Sunday, January 6, 2008

My Christmas Presents

So, it’s a little late, but I wanted to share a couple of Christmas presents I got this year that were out of the ordinary for me.  Three to be precise.

The first was a gorgeous chalice, paten and ciborium that my brother made from the wood of a tree that fell in his backyard.  They were tremendous, and I’ve been showing them off to anyone I could ever since.  When I was ordained nearly eighteen years ago, my sister made me two beautiful ceramic chalices and patens as a gift.  What a blessing to have such talented siblings.

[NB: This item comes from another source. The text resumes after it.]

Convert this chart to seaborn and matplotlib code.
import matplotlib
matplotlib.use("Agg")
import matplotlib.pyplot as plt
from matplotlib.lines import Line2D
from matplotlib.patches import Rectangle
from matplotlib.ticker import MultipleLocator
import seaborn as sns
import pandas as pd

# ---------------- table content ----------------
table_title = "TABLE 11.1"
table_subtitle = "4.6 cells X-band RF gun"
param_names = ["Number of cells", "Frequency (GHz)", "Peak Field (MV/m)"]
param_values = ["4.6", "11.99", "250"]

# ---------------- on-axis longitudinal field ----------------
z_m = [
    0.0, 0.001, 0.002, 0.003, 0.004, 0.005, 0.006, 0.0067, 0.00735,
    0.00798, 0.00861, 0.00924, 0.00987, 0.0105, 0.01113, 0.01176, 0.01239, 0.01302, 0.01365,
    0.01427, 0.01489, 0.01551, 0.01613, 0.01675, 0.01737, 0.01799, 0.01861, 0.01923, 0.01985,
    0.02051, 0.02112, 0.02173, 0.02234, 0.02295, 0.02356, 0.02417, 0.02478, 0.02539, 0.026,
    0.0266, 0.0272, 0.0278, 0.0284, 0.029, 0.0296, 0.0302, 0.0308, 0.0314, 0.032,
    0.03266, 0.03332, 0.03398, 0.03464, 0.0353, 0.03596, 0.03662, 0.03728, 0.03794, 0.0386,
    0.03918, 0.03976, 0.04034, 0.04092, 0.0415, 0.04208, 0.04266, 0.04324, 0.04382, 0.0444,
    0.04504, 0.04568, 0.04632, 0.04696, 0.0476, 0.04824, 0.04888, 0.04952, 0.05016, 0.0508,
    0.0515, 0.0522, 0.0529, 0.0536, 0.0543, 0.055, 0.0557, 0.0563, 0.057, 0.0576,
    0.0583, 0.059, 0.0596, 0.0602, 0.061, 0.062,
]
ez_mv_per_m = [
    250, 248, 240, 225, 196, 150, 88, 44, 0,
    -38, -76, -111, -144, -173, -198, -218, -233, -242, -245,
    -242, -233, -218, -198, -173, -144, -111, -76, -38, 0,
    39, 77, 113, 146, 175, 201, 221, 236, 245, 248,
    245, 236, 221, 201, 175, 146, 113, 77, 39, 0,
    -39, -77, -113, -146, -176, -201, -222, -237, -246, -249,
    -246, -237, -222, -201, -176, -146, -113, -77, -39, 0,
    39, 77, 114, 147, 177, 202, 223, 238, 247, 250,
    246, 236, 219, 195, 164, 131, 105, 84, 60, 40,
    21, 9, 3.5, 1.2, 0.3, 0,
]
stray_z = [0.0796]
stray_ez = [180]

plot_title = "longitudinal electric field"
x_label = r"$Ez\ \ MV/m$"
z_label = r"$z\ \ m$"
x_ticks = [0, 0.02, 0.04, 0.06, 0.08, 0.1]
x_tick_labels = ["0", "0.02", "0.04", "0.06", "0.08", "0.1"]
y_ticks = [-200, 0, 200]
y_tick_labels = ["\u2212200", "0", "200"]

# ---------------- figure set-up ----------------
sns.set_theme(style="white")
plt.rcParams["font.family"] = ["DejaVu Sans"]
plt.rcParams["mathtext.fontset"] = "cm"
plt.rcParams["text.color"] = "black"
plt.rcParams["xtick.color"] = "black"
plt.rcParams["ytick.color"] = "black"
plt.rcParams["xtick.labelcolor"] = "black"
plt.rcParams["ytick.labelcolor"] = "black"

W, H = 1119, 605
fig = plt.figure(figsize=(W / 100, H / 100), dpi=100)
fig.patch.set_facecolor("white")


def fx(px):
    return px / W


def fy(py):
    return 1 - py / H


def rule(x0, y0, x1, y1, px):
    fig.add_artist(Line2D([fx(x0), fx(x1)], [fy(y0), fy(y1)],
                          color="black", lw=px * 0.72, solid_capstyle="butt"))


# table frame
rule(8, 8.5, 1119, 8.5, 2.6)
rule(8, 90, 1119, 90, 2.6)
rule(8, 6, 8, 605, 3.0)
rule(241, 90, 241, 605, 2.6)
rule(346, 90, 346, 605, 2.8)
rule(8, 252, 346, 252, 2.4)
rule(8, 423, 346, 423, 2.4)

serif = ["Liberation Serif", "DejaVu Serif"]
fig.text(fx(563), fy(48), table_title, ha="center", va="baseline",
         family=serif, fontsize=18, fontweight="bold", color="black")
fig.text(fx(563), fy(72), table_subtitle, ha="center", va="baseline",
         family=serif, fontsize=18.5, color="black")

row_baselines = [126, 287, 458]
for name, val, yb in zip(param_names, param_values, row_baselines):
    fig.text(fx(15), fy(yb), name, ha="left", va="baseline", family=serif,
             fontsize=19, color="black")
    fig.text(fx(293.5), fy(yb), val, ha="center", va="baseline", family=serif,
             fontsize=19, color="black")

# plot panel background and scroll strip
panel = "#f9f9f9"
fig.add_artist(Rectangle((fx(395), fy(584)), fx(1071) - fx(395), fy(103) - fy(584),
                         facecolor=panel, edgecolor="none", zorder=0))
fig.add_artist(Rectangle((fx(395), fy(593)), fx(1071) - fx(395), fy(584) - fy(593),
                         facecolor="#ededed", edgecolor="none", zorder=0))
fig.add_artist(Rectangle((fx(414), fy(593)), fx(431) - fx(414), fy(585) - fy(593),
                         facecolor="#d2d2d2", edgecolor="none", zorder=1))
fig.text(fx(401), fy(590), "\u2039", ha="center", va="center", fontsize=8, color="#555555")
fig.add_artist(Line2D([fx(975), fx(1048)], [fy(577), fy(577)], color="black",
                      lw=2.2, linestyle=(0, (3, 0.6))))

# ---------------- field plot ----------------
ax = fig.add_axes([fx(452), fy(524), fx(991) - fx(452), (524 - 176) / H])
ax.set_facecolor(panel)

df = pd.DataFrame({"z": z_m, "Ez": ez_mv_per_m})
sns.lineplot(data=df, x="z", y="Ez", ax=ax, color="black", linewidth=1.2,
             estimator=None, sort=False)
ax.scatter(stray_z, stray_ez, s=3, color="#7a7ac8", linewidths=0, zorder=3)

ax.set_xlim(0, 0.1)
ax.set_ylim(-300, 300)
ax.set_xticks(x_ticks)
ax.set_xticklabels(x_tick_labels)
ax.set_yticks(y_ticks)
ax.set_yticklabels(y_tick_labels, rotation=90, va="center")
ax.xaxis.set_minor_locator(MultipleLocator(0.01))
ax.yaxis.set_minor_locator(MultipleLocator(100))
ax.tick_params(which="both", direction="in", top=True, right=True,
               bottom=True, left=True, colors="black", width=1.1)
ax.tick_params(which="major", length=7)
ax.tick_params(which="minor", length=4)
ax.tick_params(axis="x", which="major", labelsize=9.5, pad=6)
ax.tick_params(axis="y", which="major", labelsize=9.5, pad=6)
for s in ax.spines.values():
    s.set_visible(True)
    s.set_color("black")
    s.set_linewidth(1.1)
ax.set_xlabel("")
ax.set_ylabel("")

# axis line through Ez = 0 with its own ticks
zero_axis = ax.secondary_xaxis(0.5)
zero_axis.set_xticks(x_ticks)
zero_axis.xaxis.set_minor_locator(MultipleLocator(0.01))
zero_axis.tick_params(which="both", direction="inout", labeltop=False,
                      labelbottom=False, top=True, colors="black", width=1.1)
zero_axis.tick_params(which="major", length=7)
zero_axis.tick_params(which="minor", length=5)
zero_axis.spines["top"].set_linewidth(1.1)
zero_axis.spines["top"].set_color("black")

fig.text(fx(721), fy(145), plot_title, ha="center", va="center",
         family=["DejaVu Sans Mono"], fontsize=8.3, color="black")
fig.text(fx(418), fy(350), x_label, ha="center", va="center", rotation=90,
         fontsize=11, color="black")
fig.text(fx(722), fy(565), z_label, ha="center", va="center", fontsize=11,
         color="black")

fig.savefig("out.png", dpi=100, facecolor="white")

By the way, if you don't know what they are, a chalice is an ornate cup for the wine in communion.  The picture to the left is his chalice.  A paten is a matching plate for the communion host.  A ciborium looks much like a chalice but has a lid and is used to hold consecrated host in reserve.  

The next two are books.

One came from Peg Finch, a former parishioner down in Peekskill, NY.  She’s 92 now but has written poetry since childhood.  They’re sweet poems, the type you might find in Inspirations.  I was tickled that she got her poems in print -- regardless of her age -- and that she thought of me after all these years.  I left Peekskill nearly fourteen years ago.

The second book came from my parents and is about Bill Requarth a friend of the family’s, a member of our congregation back home.  He died recently after a life most of us would be too exhausted to even consider.  I knew him as an older man even when I was at home in high school and college.  In those days he was in his seventies and had just started his second family.  That’s right, after his first wife died he remarried a much younger woman and had two more children.  In his late seventies, he retired from medicine so he could spend more time with the kids.

The book is based mostly on Bill’s diaries which focus on his medical school, residency and World War II experiences.  He was the country’s youngest Eagle Scout, earning it at 13 (you can’t do that anymore), he learned to fly as a kid, was present to see John Dillinger’s and Baby Face Nelson’s bodies at the hospital, suffered a terrible hand injury then had to track down a surgeon and convince him to operate on it.  He got drafted in 1940 and ended up in the Navy on Pearl Harbor when it was attacked -- he was given the job of extracting the dead Japanese sailor from the mini-sub that was sunk.

Bill went on to not only serve as a flight surgeon but also as a pilot.  He was checked out on fighter planes, making aircraft carrier landings.  Although he wasn’t supposed to, he occasionally went on missions with the other pilots.  

You get the idea.

The thing about these gifts is, they are all homemade.  My brother literally made his chalice by hand.  Both of the books are self-published.  Yet they help me know the givers more intimately.  And they bring joy while helping me remember that the best gifts are those that don’t come from a store but from the heart.